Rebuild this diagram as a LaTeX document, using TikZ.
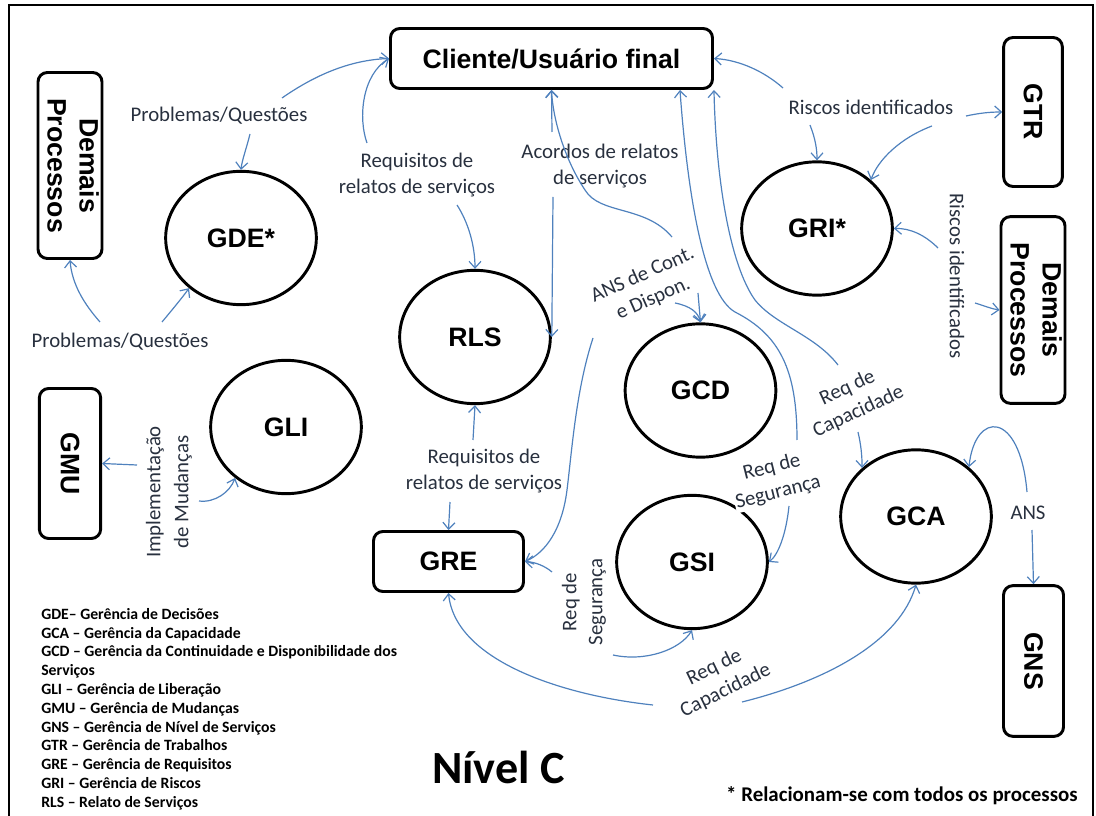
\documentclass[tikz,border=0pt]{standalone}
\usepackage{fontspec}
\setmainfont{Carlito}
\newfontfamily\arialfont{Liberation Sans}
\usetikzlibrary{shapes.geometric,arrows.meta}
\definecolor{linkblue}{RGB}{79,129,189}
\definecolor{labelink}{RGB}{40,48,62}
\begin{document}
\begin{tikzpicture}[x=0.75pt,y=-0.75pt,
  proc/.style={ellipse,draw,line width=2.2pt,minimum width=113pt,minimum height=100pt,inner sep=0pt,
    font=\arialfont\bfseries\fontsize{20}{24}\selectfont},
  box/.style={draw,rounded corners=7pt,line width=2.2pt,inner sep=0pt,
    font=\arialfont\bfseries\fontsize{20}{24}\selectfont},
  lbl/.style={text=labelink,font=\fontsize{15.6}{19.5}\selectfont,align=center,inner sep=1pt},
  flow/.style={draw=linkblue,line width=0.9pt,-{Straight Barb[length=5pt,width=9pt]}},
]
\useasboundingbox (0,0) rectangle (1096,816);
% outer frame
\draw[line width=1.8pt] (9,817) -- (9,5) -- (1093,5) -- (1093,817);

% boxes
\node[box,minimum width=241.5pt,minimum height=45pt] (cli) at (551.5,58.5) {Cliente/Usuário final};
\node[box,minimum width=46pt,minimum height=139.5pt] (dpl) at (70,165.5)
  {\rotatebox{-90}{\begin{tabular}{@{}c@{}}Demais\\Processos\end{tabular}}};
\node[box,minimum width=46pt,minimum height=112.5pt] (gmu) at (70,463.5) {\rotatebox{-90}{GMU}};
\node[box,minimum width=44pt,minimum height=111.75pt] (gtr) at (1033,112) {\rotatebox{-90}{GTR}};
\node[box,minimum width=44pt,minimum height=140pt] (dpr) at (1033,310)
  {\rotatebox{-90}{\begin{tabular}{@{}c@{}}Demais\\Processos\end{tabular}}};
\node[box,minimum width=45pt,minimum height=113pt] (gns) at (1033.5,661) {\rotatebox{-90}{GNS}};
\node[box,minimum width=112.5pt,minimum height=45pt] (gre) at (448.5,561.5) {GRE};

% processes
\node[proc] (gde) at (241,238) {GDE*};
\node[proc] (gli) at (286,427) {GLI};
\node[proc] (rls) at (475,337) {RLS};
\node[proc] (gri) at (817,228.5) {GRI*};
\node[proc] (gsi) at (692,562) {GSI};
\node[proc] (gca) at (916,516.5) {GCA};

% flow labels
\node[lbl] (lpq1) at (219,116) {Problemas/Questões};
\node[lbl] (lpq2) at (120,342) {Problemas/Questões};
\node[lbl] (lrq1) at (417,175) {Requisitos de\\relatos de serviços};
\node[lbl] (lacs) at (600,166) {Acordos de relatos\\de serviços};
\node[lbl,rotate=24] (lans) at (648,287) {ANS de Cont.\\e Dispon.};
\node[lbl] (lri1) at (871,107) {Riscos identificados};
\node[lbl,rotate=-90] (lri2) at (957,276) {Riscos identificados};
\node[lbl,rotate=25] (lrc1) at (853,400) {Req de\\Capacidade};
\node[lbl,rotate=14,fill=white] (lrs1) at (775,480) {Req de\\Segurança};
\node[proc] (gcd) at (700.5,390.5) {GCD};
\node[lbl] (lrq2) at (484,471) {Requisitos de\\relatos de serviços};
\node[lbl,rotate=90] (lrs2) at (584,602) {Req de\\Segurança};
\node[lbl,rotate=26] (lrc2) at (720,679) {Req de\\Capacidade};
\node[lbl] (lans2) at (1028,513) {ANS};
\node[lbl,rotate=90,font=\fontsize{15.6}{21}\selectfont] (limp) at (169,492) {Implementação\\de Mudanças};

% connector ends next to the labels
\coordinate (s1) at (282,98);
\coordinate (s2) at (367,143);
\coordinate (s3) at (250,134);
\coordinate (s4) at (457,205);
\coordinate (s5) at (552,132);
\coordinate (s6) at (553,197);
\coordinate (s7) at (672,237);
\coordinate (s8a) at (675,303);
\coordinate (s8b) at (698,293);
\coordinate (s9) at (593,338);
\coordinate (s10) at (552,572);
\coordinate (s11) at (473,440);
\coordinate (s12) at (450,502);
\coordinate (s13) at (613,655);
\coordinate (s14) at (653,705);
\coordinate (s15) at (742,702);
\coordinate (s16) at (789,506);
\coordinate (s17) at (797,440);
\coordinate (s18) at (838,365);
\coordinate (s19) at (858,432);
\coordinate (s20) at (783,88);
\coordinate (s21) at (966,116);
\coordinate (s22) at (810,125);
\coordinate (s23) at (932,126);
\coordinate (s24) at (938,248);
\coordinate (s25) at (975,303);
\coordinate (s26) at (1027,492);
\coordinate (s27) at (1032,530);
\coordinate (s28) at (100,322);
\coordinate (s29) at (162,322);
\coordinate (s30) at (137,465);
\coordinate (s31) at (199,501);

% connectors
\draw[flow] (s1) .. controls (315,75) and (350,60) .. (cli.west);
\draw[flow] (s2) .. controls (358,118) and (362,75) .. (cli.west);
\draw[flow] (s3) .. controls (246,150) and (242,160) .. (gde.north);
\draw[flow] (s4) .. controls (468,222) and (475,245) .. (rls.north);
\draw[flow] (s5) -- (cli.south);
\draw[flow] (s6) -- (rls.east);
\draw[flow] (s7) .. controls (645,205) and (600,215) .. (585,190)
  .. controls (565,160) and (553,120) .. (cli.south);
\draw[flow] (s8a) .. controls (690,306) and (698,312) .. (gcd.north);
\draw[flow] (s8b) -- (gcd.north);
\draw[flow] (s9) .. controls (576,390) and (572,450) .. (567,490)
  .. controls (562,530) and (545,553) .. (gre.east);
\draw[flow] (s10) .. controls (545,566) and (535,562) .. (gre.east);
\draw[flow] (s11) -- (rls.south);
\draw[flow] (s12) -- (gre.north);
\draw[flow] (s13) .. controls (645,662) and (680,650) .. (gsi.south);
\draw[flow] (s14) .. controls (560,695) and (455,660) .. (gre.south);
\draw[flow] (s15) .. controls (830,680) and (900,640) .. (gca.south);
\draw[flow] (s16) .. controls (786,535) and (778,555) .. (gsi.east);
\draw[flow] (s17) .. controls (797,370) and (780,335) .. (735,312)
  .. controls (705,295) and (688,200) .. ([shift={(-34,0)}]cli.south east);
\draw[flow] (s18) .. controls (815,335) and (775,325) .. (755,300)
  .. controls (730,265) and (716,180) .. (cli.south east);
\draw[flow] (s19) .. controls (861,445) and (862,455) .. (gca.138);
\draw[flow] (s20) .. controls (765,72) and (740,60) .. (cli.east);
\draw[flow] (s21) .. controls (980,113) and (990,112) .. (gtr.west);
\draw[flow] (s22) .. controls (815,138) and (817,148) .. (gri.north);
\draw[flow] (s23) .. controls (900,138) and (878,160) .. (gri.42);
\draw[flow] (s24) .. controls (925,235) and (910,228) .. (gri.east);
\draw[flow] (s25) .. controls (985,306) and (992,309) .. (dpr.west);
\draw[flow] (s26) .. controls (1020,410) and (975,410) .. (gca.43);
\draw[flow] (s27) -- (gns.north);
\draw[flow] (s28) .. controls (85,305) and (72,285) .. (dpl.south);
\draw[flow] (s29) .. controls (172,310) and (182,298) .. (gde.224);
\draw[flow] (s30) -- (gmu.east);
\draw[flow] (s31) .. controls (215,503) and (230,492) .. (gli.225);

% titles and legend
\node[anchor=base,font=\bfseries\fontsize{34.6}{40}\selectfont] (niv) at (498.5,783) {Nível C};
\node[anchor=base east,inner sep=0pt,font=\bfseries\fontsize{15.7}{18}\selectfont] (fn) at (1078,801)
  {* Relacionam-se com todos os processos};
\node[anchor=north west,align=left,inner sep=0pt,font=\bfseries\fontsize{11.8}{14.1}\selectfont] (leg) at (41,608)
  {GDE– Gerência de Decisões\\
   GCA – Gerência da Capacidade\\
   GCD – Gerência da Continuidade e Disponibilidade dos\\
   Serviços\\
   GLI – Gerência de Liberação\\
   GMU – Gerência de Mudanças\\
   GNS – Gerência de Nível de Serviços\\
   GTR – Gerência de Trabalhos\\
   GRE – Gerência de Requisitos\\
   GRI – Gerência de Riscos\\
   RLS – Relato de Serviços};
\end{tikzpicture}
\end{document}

--

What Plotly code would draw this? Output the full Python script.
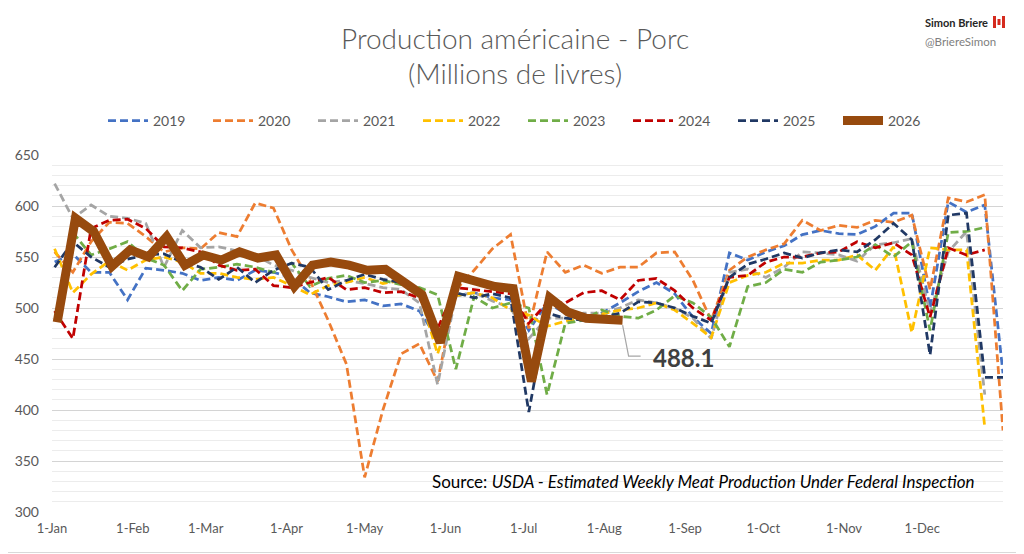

...

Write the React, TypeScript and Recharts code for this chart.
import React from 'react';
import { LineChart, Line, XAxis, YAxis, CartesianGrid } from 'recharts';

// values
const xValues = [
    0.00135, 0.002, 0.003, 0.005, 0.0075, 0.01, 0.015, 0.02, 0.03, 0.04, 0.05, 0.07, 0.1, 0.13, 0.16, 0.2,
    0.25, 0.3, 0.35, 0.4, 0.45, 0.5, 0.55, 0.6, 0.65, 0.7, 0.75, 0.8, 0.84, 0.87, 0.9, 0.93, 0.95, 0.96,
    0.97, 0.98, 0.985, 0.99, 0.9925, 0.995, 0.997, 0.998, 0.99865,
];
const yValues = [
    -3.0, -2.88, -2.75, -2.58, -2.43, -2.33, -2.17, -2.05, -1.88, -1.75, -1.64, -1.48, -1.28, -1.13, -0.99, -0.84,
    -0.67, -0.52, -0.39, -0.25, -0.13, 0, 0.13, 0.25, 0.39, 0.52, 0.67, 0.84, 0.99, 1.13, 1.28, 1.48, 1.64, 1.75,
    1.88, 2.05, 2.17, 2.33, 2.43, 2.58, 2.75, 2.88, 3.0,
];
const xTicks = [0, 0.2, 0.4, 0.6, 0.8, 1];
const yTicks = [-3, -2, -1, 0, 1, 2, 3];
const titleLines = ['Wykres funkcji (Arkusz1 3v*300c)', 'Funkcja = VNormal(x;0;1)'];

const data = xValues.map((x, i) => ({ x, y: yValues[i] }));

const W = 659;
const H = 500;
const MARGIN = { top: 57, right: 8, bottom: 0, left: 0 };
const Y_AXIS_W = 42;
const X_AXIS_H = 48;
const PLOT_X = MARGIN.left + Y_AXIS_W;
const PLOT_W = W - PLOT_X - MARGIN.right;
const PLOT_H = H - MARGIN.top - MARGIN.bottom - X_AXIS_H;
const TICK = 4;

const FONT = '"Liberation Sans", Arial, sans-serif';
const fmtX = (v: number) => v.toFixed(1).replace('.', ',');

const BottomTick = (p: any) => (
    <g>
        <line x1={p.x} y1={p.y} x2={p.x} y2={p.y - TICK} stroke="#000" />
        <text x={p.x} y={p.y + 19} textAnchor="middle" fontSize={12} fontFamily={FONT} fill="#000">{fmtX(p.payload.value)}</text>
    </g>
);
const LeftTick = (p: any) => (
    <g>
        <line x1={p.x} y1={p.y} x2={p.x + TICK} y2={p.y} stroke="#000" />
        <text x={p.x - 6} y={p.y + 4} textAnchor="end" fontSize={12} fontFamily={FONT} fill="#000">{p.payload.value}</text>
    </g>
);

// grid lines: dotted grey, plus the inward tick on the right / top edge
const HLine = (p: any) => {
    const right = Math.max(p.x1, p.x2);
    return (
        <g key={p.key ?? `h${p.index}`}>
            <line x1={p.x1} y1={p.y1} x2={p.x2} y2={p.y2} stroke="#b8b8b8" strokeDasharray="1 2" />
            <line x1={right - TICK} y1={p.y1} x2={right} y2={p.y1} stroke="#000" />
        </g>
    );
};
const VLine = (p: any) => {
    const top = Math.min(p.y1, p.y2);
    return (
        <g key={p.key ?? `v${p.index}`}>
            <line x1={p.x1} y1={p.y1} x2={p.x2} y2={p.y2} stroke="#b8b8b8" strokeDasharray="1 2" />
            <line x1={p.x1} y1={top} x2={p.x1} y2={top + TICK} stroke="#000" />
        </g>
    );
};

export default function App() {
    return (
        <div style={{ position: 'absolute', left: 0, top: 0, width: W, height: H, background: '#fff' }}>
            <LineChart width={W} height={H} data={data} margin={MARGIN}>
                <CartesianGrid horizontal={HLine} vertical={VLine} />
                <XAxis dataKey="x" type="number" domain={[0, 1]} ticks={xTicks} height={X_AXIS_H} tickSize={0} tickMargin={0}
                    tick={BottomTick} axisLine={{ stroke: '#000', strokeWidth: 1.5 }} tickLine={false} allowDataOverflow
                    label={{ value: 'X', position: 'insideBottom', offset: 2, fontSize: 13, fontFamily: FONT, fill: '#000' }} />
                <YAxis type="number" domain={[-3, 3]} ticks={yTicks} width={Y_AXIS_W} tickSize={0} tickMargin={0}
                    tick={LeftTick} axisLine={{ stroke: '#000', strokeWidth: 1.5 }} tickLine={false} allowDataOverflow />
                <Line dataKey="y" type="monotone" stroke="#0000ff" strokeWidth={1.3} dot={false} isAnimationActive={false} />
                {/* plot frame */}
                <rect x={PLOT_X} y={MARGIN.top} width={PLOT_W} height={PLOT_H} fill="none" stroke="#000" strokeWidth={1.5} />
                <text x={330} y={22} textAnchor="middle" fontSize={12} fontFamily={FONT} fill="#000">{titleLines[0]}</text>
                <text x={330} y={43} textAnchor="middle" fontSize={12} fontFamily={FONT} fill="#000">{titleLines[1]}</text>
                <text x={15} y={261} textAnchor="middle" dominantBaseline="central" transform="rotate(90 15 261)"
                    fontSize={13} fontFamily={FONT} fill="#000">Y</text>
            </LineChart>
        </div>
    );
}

▶ [AIM]: Your output shall consist solely of the lines from the line with "Write the React, TypeScript" to the line with "const TICK = 4;", reproduced exactly, both ends included.

▶ [FULL RESPONSE]:
Write the React, TypeScript and Recharts code for this chart.
import React from 'react';
import { LineChart, Line, XAxis, YAxis, CartesianGrid } from 'recharts';

// values
const xValues = [
    0.00135, 0.002, 0.003, 0.005, 0.0075, 0.01, 0.015, 0.02, 0.03, 0.04, 0.05, 0.07, 0.1, 0.13, 0.16, 0.2,
    0.25, 0.3, 0.35, 0.4, 0.45, 0.5, 0.55, 0.6, 0.65, 0.7, 0.75, 0.8, 0.84, 0.87, 0.9, 0.93, 0.95, 0.96,
    0.97, 0.98, 0.985, 0.99, 0.9925, 0.995, 0.997, 0.998, 0.99865,
];
const yValues = [
    -3.0, -2.88, -2.75, -2.58, -2.43, -2.33, -2.17, -2.05, -1.88, -1.75, -1.64, -1.48, -1.28, -1.13, -0.99, -0.84,
    -0.67, -0.52, -0.39, -0.25, -0.13, 0, 0.13, 0.25, 0.39, 0.52, 0.67, 0.84, 0.99, 1.13, 1.28, 1.48, 1.64, 1.75,
    1.88, 2.05, 2.17, 2.33, 2.43, 2.58, 2.75, 2.88, 3.0,
];
const xTicks = [0, 0.2, 0.4, 0.6, 0.8, 1];
const yTicks = [-3, -2, -1, 0, 1, 2, 3];
const titleLines = ['Wykres funkcji (Arkusz1 3v*300c)', 'Funkcja = VNormal(x;0;1)'];

const data = xValues.map((x, i) => ({ x, y: yValues[i] }));

const W = 659;
const H = 500;
const MARGIN = { top: 57, right: 8, bottom: 0, left: 0 };
const Y_AXIS_W = 42;
const X_AXIS_H = 48;
const PLOT_X = MARGIN.left + Y_AXIS_W;
const PLOT_W = W - PLOT_X - MARGIN.right;
const PLOT_H = H - MARGIN.top - MARGIN.bottom - X_AXIS_H;
const TICK = 4;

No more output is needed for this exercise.